St Mawgan Monastery was a monastery at St Mawgan in Cornwall, UK, originally of Celtic monks and after the Norman Conquest of Cluniac monks.

History
A Celtic monastery was established in the 6th century. It was dissolved in the 11th century. The monastery became the Manor of Lanherne by 1086 as recorded in the Domesday Book. It then became a manor house for the Arundell family and by 1360 it was their main residence.

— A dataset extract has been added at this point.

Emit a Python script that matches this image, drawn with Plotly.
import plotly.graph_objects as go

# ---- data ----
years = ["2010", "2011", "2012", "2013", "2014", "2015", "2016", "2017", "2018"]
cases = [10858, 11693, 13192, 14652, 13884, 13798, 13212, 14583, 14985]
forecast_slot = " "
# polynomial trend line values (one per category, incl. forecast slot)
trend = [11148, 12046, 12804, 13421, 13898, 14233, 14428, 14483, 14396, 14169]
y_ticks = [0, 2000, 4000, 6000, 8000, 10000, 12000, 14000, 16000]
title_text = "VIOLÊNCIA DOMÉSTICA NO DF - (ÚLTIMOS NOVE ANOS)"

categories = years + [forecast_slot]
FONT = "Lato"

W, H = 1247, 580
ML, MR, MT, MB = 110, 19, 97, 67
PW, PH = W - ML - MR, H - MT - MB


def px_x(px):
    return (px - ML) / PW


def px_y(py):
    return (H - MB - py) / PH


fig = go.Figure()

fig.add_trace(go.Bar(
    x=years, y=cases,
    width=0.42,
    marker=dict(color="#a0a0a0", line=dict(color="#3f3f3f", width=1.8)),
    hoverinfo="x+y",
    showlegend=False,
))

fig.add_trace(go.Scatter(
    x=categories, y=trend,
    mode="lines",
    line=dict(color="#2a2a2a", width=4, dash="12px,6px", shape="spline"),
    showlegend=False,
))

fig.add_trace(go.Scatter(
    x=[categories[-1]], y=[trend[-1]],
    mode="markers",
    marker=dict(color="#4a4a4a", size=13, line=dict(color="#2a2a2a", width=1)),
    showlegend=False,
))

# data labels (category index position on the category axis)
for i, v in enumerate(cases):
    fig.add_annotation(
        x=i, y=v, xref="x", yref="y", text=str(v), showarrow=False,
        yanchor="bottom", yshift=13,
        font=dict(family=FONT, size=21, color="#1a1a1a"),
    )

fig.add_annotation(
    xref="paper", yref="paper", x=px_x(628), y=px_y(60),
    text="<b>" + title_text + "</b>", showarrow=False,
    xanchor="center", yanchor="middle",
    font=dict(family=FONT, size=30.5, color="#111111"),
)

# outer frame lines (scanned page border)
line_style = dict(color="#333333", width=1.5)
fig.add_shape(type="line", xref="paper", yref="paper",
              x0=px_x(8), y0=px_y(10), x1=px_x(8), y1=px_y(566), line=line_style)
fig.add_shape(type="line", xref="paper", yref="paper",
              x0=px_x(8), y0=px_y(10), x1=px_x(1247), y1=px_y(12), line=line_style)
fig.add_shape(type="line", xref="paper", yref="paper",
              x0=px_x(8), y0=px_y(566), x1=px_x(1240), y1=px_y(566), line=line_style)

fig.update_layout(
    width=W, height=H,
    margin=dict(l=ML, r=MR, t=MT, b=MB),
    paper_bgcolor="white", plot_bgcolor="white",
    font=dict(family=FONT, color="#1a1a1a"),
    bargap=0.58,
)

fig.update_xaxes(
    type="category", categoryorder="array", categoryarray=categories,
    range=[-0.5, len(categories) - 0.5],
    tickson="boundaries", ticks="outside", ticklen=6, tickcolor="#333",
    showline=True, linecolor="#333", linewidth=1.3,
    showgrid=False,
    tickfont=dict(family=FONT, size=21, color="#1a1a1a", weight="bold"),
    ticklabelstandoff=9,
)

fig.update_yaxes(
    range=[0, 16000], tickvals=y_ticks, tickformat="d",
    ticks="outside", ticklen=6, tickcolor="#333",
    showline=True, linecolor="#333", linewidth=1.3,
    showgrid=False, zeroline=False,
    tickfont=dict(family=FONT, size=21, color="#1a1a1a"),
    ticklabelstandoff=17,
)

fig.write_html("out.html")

In 1794 the estate was given for use as a convent for English Carmelite nuns from Antwerp. The entrance to the convent is Elizabethan. The house had been empty for some time, and had been used by smugglers to store goods. The convent was dedicated to St Joseph and St Anne. It houses a relic of the skull of the martyr Cuthbert Mayne. In the Summer of 2001 the nuns of the Carmel of Lanherne relocated to amalgamate with the Carmel of St Helen in Eccleston. In 2015 the St Helens Carmel closed because of the “age and ill health” of the community and the shortage of vocations. The members of the community dispersed to other monasteries.

The enclosed Franciscan Sisters of the Immaculate took up occupancy in 2001. As of 2010, the Franciscan Sisters of the Immaculate at Lanherne Convent were still at the site.